Cosa sta succedendo in Cile?
Continuano le proteste in Cile.
Nella capitale, Santiago, è dai primi di ottobre che gli studenti si rifiutano di pagare i biglietti della metropolitana dopo l’aumento dei prezzi.
Protesta sfociata in scontri con la polizia nazionale e l’occupazione dei terminali della metropolitana, in alcuni casi danneggiati in modo da permettere l’ingresso senza biglietto.
Il presidente Sebastian Piñera ha annunciato lo stato di emergenza e ha autorizzato l’uso delle forze militari al fine di disperdere i protestanti.
Ci sono stati dozzine di arresti e, durante il processo, è stata invocata la Ley de Seguridad del Estado (“Legge sulla sicurezza dello Stato”) che criminalizza le azioni contro la sovranità nazionale e contro la sicurezza esterna (legge che consente tralaltro alle corti di accelerare il procedimento e l’emissione di una sentenza). Il 19 ottobre, per la prima volta dalla caduta del regime di Pinochet nel 1987, è stato annunciato lo stato di emergenza con coprifuoco e limitazione delle libertà individuali.
Il mistero attorno El Mimo
Daniela Carrasco, 36 anni, è una delle manifestanti più attive, simbolo della ribellione: la donna, infatti, gira per strada vestita da mimo, da qui il suo soprannome, forse per mostrare l’insofferenza dei cittadini, poco considerati e senza alcuna voce in capitolo.
Il 20 ottobre, il suo corpo viene trovato impiccato alla recinzione di un parco nella zona sud di Santiago e da subito nasce il dubbio: si tratta di suicidio o è stata uccisa? E se fosse stata uccisa, chi ha commesso il delitto?
I manifestanti affermano di averla vista mentre veniva sequestrata dalla polizia il 19 ottobre e le associazioni femministe rincarano la dose. L’autopsia statale nega l’ipotesi di omicidio, ma i dubbi rimangono tanti.
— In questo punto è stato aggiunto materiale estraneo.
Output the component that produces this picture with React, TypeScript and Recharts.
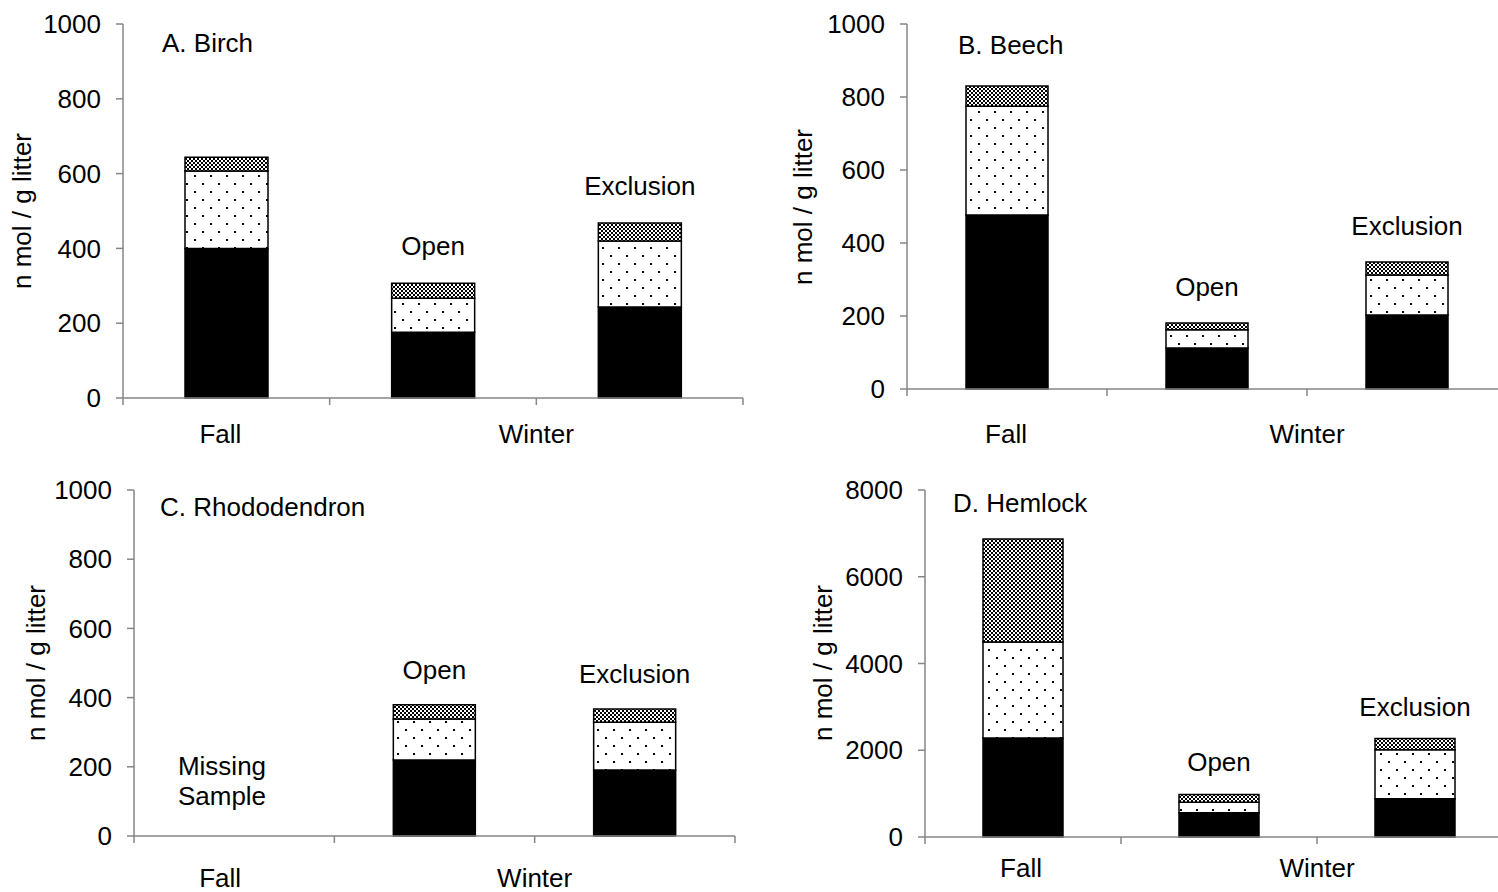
import React from 'react';
import { BarChart, Bar, XAxis, YAxis, LabelList } from 'recharts';

// categories and stacked pools per species (n mol / g litter)
const categories = ['Fall', 'Open', 'Exclusion'];
const barLabels = ['', 'Open', 'Exclusion'];

const birchBlack = [400, 176, 243];
const birchDots = [207, 91, 177];
const birchCross = [37, 40, 48];

const beechBlack = [477, 112, 203];
const beechDots = [298, 50, 109];
const beechCross = [55, 19, 36];

const rhodoBlack = [null, 220, 191];
const rhodoDots = [null, 118, 138];
const rhodoCross = [null, 41, 38];

const hemlockBlack = [2280, 560, 880];
const hemlockDots = [2215, 240, 1130];
const hemlockCross = [2375, 180, 260];

const smallTicks = [0, 200, 400, 600, 800, 1000];
const bigTicks = [0, 2000, 4000, 6000, 8000];
const xTicks = [0, 0.5, 1, 2, 3];
const xTickText: Record<string, string> = { '0.5': 'Fall', '2': 'Winter' };

const FONT = '"Liberation Sans", Arial, sans-serif';
const FS = 26;
const AXIS = '#868686';
const YW = 100;
const MT = 20;
const MR = 10;
const XH = 80;

const build = (black: any[], dots: any[], cross: any[]) =>
  categories.map((c, i) => ({
    name: c,
    x: i + 0.5,
    black: black[i],
    dots: dots[i],
    cross: cross[i],
    label: barLabels[i],
  }));

const XTick = (props: any) => {
  const { x, payload, axisY, labelDy, fallDx } = props;
  const v = payload.value;
  const text = xTickText[String(v)];
  const dx = v === 0.5 ? fallDx : 0;
  return (
    <g>
      {Number.isInteger(v) && <line x1={x} x2={x} y1={axisY} y2={axisY + 7} stroke={AXIS} strokeWidth={1.5} />}
      {text && (
        <text x={x + dx} y={axisY + labelDy} textAnchor="middle" dominantBaseline="central" fontSize={FS} fill="#000" fontFamily={FONT}>
          {text}
        </text>
      )}
    </g>
  );
};

const TopLabel = (offset: number) => (props: any) => {
  const { x, y, width, value } = props;
  if (!value || y == null) return null;
  return (
    <text x={x + width / 2} y={y - offset} textAnchor="middle" dominantBaseline="central" fontSize={FS} fill="#000" fontFamily={FONT}>
      {value}
    </text>
  );
};

function Panel({ p }: any) {
  const width = YW + p.plotW + MR;
  const height = MT + p.plotH + XH;
  const axisY = MT + p.plotH;
  return (
    <>
      <div style={{ position: 'absolute', left: p.plotLeft - YW, top: p.plotTop - MT }}>
        <BarChart width={width} height={height} data={p.data} margin={{ top: MT, right: MR, left: 0, bottom: 0 }}>
          <XAxis
            dataKey="x"
            type="number"
            domain={[0, 3]}
            ticks={xTicks}
            interval={0}
            height={XH}
            axisLine={{ stroke: AXIS, strokeWidth: 1.5 }}
            tickLine={false}
            tick={<XTick axisY={axisY} labelDy={p.xLabelDy} fallDx={p.fallDx} />}
          />
          <YAxis
            type="number"
            domain={[0, p.yMax]}
            ticks={p.ticks}
            width={YW}
            axisLine={{ stroke: AXIS, strokeWidth: 1.5 }}
            tickLine={{ stroke: AXIS, strokeWidth: 1.5 }}
            tickSize={7}
            tickMargin={15}
            tick={{ fontSize: FS, fill: '#000', fontFamily: FONT }}
          />
          <Bar dataKey="black" stackId="s" fill="#000" stroke="#000" strokeWidth={1.5} barSize={p.barSize} isAnimationActive={false} />
          <Bar dataKey="dots" stackId="s" fill="url(#dots)" stroke="#000" strokeWidth={1.5} barSize={p.barSize} isAnimationActive={false} />
          <Bar dataKey="cross" stackId="s" fill="url(#checker)" stroke="#000" strokeWidth={1.5} barSize={p.barSize} isAnimationActive={false}>
            <LabelList dataKey="label" content={TopLabel(p.labelOffset)} />
          </Bar>
        </BarChart>
      </div>
      <div style={{ position: 'absolute', left: p.title.x, top: p.title.y, transform: 'translateY(-50%)', fontSize: FS, lineHeight: 1, whiteSpace: 'nowrap' }}>
        {p.title.text}
      </div>
      <div
        style={{
          position: 'absolute',
          left: p.yLabel.x,
          top: p.yLabel.y,
          transform: 'translate(-50%, -50%) rotate(-90deg)',
          fontSize: 26,
          lineHeight: 1,
          whiteSpace: 'nowrap',
        }}
      >
        n mol / g litter
      </div>
    </>
  );
}

const panels = [
  {
    data: build(birchBlack, birchDots, birchCross),
    plotLeft: 123, plotTop: 24, plotW: 620, plotH: 374,
    yMax: 1000, ticks: smallTicks, barSize: 83, labelOffset: 37, xLabelDy: 36, fallDx: -6,
    title: { text: 'A. Birch', x: 162, y: 43 },
    yLabel: { x: 22, y: 211 },
  },
  {
    data: build(beechBlack, beechDots, beechCross),
    plotLeft: 907, plotTop: 24, plotW: 600, plotH: 365,
    yMax: 1000, ticks: smallTicks, barSize: 82, labelOffset: 36, xLabelDy: 45, fallDx: -1,
    title: { text: 'B. Beech', x: 958, y: 45 },
    yLabel: { x: 803, y: 207 },
  },
  {
    data: build(rhodoBlack, rhodoDots, rhodoCross),
    plotLeft: 134, plotTop: 490, plotW: 601, plotH: 346,
    yMax: 1000, ticks: smallTicks, barSize: 82, labelOffset: 35, xLabelDy: 42, fallDx: -14,
    title: { text: 'C. Rhododendron', x: 160, y: 507 },
    yLabel: { x: 36, y: 663 },
  },
  {
    data: build(hemlockBlack, hemlockDots, hemlockCross),
    plotLeft: 925, plotTop: 490, plotW: 588, plotH: 347,
    yMax: 8000, ticks: bigTicks, barSize: 80, labelOffset: 32, xLabelDy: 31, fallDx: -2,
    title: { text: 'D. Hemlock', x: 953, y: 503 },
    yLabel: { x: 823, y: 663 },
  },
];

export default function App() {
  return (
    <div
      style={{
        position: 'absolute',
        left: 0,
        top: 0,
        width: 1498,
        height: 892,
        overflow: 'hidden',
        background: '#fff',
        fontFamily: FONT,
        color: '#000',
      }}
    >
      <svg width={0} height={0} style={{ position: 'absolute' }}>
        <defs>
          <pattern id="dots" width={16} height={16} patternUnits="userSpaceOnUse">
            <rect width={16} height={16} fill="#fff" />
            <rect x={3} y={3} width={2} height={2} fill="#000" />
            <rect x={11} y={11} width={2} height={2} fill="#000" />
          </pattern>
          <pattern id="checker" width={4} height={4} patternUnits="userSpaceOnUse">
            <rect width={4} height={4} fill="#fff" />
            <rect x={0} y={0} width={2} height={2} fill="#000" />
            <rect x={2} y={2} width={2} height={2} fill="#000" />
          </pattern>
        </defs>
      </svg>
      {panels.map((p, i) => (
        <Panel key={i} p={p} />
      ))}
      <div style={{ position: 'absolute', left: 222, top: 781, transform: 'translate(-50%, -50%)', fontSize: FS, lineHeight: '30px', textAlign: 'center' }}>
        Missing
        <br />
        Sample
      </div>
    </div>
  );
}
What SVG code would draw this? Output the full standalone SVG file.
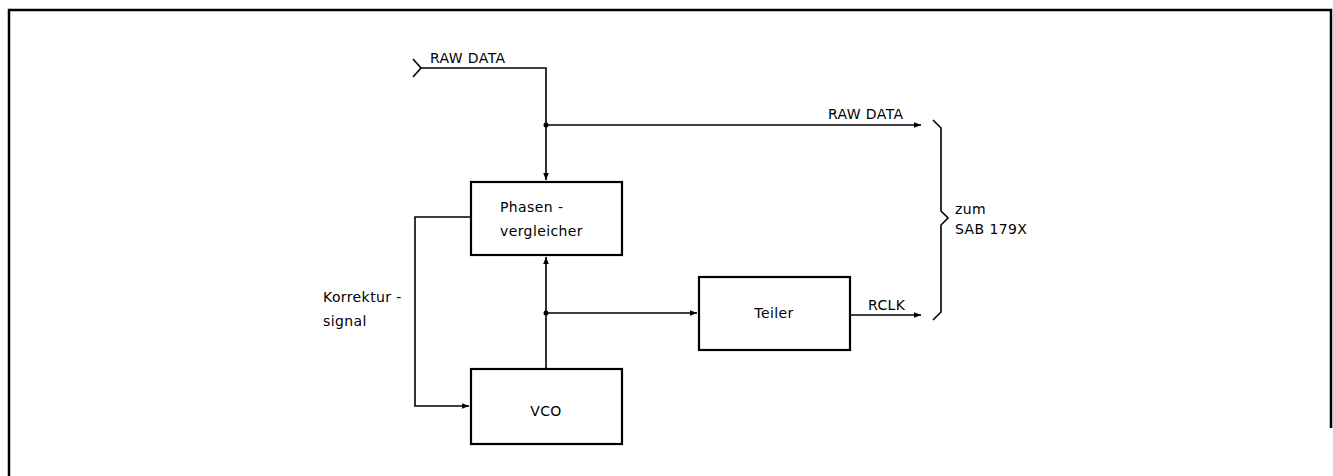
<svg xmlns="http://www.w3.org/2000/svg" width="1333" height="476" viewBox="0 0 1333 476">
<style>
.box{fill:#fff;stroke:#000;stroke-width:2.2}
.ln{fill:none;stroke:#000;stroke-width:1.6}
.frame{fill:none;stroke:#000;stroke-width:2.5}
text{font-family:"DejaVu Sans","Liberation Sans",sans-serif;font-size:14px;letter-spacing:0.4px;fill:#000}
</style>
<defs>
<marker id="ah" viewBox="0 0 10 10" refX="10" refY="5" markerWidth="7" markerHeight="7" markerUnits="userSpaceOnUse" orient="auto">
<path d="M0,1 L10,5 L0,9 Z" fill="#000"/>
</marker>
</defs>
<rect width="1333" height="476" fill="#fff"/>
<path class="frame" d="M9,476 V10 H1331 V428"/>
<g id="connectors">
<path class="ln" d="M413,59 L421,68 L413,77"/>
<path class="ln" d="M421,68 H546 V180" marker-end="url(#ah)"/>
<path class="ln" d="M546,125 H921" marker-end="url(#ah)"/>
<circle cx="546" cy="125" r="2.5"/>
<path class="ln" d="M546,369 V257" marker-end="url(#ah)"/>
<circle cx="546" cy="313" r="2.5"/>
<path class="ln" d="M546,313 H697" marker-end="url(#ah)"/>
<path class="ln" d="M851,315 H921" marker-end="url(#ah)"/>
<path class="ln" d="M470,217 H415 V406 H469" marker-end="url(#ah)"/>
<path class="ln" d="M933,120 L941,128 V211 L948,218 L941,225 V312 L933,320"/>
<text x="430" y="63">RAW DATA</text>
<text x="828" y="119">RAW DATA</text>
<text x="868" y="310">RCLK</text>
<text x="323" y="302">Korrektur -</text>
<text x="323" y="326">signal</text>
<text x="955" y="214">zum</text>
<text x="955" y="234">SAB 179X</text>
</g>
<g id="phasen">
<rect class="box" x="471" y="182" width="151" height="73"/>
<text x="500" y="212">Phasen -</text>
<text x="500" y="236">vergleicher</text>
</g>
<g id="vco">
<rect class="box" x="471" y="369" width="151" height="75"/>
<text x="546" y="416" text-anchor="middle">VCO</text>
</g>
<g id="teiler">
<rect class="box" x="699" y="277" width="151" height="73"/>
<text x="774" y="318" text-anchor="middle">Teiler</text>
</g>
</svg>
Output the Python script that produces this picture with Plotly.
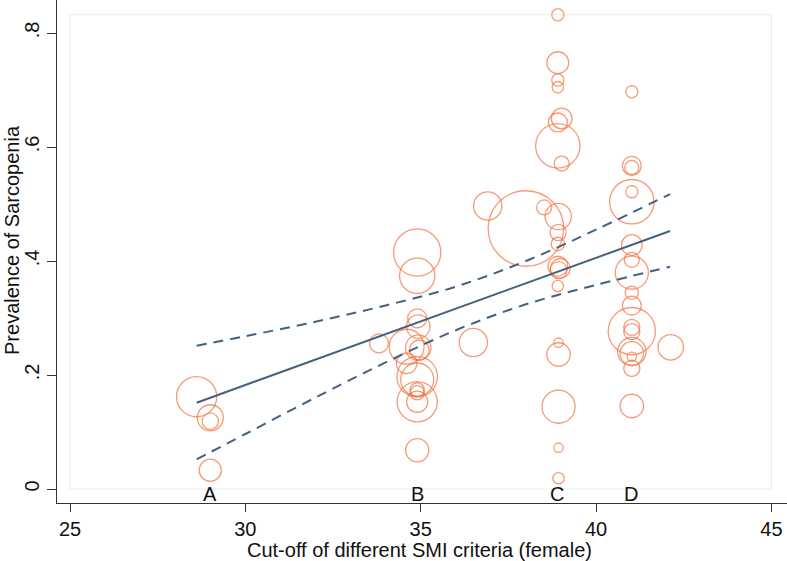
import plotly.graph_objects as go

# ---- data ----
group_labels = ["A", "B", "C", "D"]
group_x = [29.0, 34.9, 38.9, 41.0]

study_x = [28.61, 29.0, 29.0, 29.0,
           34.9, 34.9, 34.9, 34.93, 33.81, 34.6, 34.93, 34.96, 34.6, 36.5,
           34.9, 34.9, 34.9, 34.9, 34.9, 34.9, 34.9,
           38.0, 36.91, 38.52, 38.92, 38.92, 38.91, 38.91, 38.98, 38.93, 38.91,
           38.91, 38.91, 38.91, 38.91, 39.02, 38.91, 38.91, 39.02,
           38.93, 38.93, 38.93, 38.93, 38.93,
           41.02, 41.02, 41.02, 41.02, 41.02, 41.02, 41.02, 41.02, 41.02, 41.02,
           41.02, 41.02, 41.02, 41.02, 41.02, 41.02, 41.02, 41.02, 42.13]
prevalence = [0.162, 0.125, 0.119, 0.033,
              0.415, 0.374, 0.2995, 0.285, 0.2556, 0.2497, 0.248, 0.244, 0.2205, 0.257,
              0.197, 0.192, 0.174, 0.169, 0.153, 0.153, 0.068,
              0.457, 0.4965, 0.494, 0.478, 0.45, 0.43, 0.391, 0.387, 0.384, 0.356,
              0.832, 0.748, 0.7175, 0.705, 0.650, 0.643, 0.602, 0.571,
              0.2567, 0.236, 0.1444, 0.0725, 0.0188,
              0.697, 0.567, 0.564, 0.5216, 0.504, 0.428, 0.402, 0.3795, 0.3444, 0.3216,
              0.277, 0.2836, 0.276, 0.241, 0.238, 0.232, 0.2117, 0.1456, 0.2486]
weights = [2016, 846, 336, 608,
           2789, 1563, 449, 689, 449, 1513, 810, 490, 533, 1000,
           2045, 1369, 250, 250, 2016, 563, 672,
           7129, 1000, 281, 865, 325, 221, 490, 490, 360, 160,
           185, 593, 185, 160, 533, 449, 2465, 281,
           109, 689, 1369, 109, 160,
           185, 449, 250, 185, 2465, 533, 281, 1369, 221, 449,
           2789, 325, 325, 1000, 689, 109, 325, 689, 810]

fit_x = [28.61, 42.11]
fit_y = [0.1514, 0.4526]

ci_x = [28.61, 30.0, 32.0, 34.0, 36.0, 38.0, 40.0, 42.11]
ci_upper = [0.2514, 0.268, 0.2935, 0.322, 0.355, 0.400, 0.455, 0.5175]
ci_lower = [0.052, 0.0965, 0.1605, 0.222, 0.2785, 0.324, 0.358, 0.390]

x_ticks = [25, 30, 35, 40, 45]
y_ticks = [0, 0.2, 0.4, 0.6, 0.8]
y_ticktext = ["0", ".2", ".4", ".6", ".8"]

x_title = "Cut-off of different SMI criteria (female)"
y_title = "Prevalence of Sarcopenia"

# ---- styles ----
ORANGE = "#F2703F"
NAVY = "#44627F"
FONT = "Liberation Sans, Arial, sans-serif"
FS = 20
TXT = "#111"

fig = go.Figure()

fig.add_trace(go.Scatter(
    x=study_x, y=prevalence, mode="markers",
    marker=dict(symbol="circle-open", size=weights, sizemode="area", sizeref=2.5,
                color=ORANGE, line=dict(color=ORANGE, width=1.3)),
    showlegend=False, hoverinfo="x+y"))

fig.add_trace(go.Scatter(x=ci_x, y=ci_upper, mode="lines", line_shape="spline",
                         line=dict(color=NAVY, width=2, dash="10px,7px"), showlegend=False))
fig.add_trace(go.Scatter(x=ci_x, y=ci_lower, mode="lines", line_shape="spline",
                         line=dict(color=NAVY, width=2, dash="10px,7px"), showlegend=False))
fig.add_trace(go.Scatter(x=fit_x, y=fit_y, mode="lines",
                         line=dict(color=NAVY, width=2), showlegend=False))

for lab, gx in zip(group_labels, group_x):
    fig.add_annotation(x=gx, y=-0.008, text=lab, showarrow=False, xanchor="center",
                       yanchor="middle", font=dict(family=FONT, size=FS, color=TXT))

# axis titles
fig.add_annotation(xref="paper", yref="paper", x=0.496, y=0, yshift=-47,
                   xanchor="center", yanchor="middle", text=x_title, showarrow=False,
                   font=dict(family=FONT, size=FS, color=TXT))
fig.add_annotation(xref="paper", yref="paper", x=0, xshift=-45, y=0.5229,
                   xanchor="center", yanchor="middle", text=y_title, textangle=-90,
                   showarrow=False, font=dict(family=FONT, size=FS, color=TXT))

# faint plot-region outline
fig.add_shape(type="rect", xref="x", yref="y", x0=x_ticks[0], x1=x_ticks[-1], y0=0, y1=0.832,
              line=dict(color="#E6EEF0", width=1), layer="below")

fig.update_layout(
    width=787, height=561,
    margin=dict(l=57, r=0, t=0, b=58, autoexpand=False),
    paper_bgcolor="white", plot_bgcolor="white",
    font=dict(family=FONT, size=FS, color=TXT),
    xaxis=dict(range=[24.629, 45.445], tickvals=x_ticks, ticks="outside", ticklen=8,
               tickcolor="#333", tickwidth=1.2, showline=True, linecolor="#333", linewidth=1.3,
               showgrid=False, zeroline=False, automargin=False,
               tickfont=dict(family=FONT, size=FS, color=TXT)),
    yaxis=dict(range=[-0.02456, 0.8579], tickvals=y_ticks, ticktext=y_ticktext,
               tickangle=-90, ticks="outside", ticklen=9,
               tickcolor="#333", tickwidth=1.2, showline=True, linecolor="#333", linewidth=1.3,
               showgrid=False, zeroline=False, automargin=False,
               tickfont=dict(family=FONT, size=FS, color=TXT)),
)

fig.write_html("out.html", config={"displayModeBar": False},
               post_script="document.body.style.margin='0';document.body.style.overflow='hidden';")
La notizia viene taciuta al resto del mondo per quasi un mese, fino a che, grazie ai social, non acquisisce importanza a livello globale. Da subito i toni si scaldano: si parla di stupro e tortura da parte della polizia e tutti hanno qualcosa da dire. La ragazza diventa una martire e ormai si dà per scontato che quella testimoniata dai social rappresenti la realtà.
Ma è andata veramente così?
Le avvocatesse dell’associazione Aboferma -da sempre interessata alla violenza di genere- rappresentano pro bono la famiglia della vittima e sembrano negare l’ipotesi di omicidio. Tra l’altro è stato reso noto che la sera del 19 ottobre El Mimo si trovasse a casa con la sua famiglia.
“L’inchiesta sulle circostanze della sua morte è ancora in corso e le analisi di cui finora siamo in possesso indicano che avrebbe lasciato una lettera nella quale spiega i motivi di un eventuale suicidio e che non si sono riscontrati segni evidenti di tortura o di aggressione sessuale” (dichiarazione stampa dell’associazione Aboferma)
La stessa famiglia di Daniela ritiene più plausibile l’ipotesi fornita dalla associazione.
Per un mese in Cile le voci parlavano di un assassinio, senza che vi fossero prove o conferme dell’accaduto. Il mondo intero ha lanciato accuse e pochi giorni fa, durante la giornata mondiale contro la violenza sulle donne, in migliaia sono scesi in piazza vestiti da El Mimo.
La diffusione di notizie false apre ancora una volta una vicenda legata all’uso dei social e ad una informazione (media tradizionali) arrivata troppo tardi per interpretare e far luce sull’accaduto.
Daniela Carrasco è la protagonista della protesta cilena ma inesorabilmente la vittima di un’altra battaglia ben più grande: quella riguardante il disordine mentale.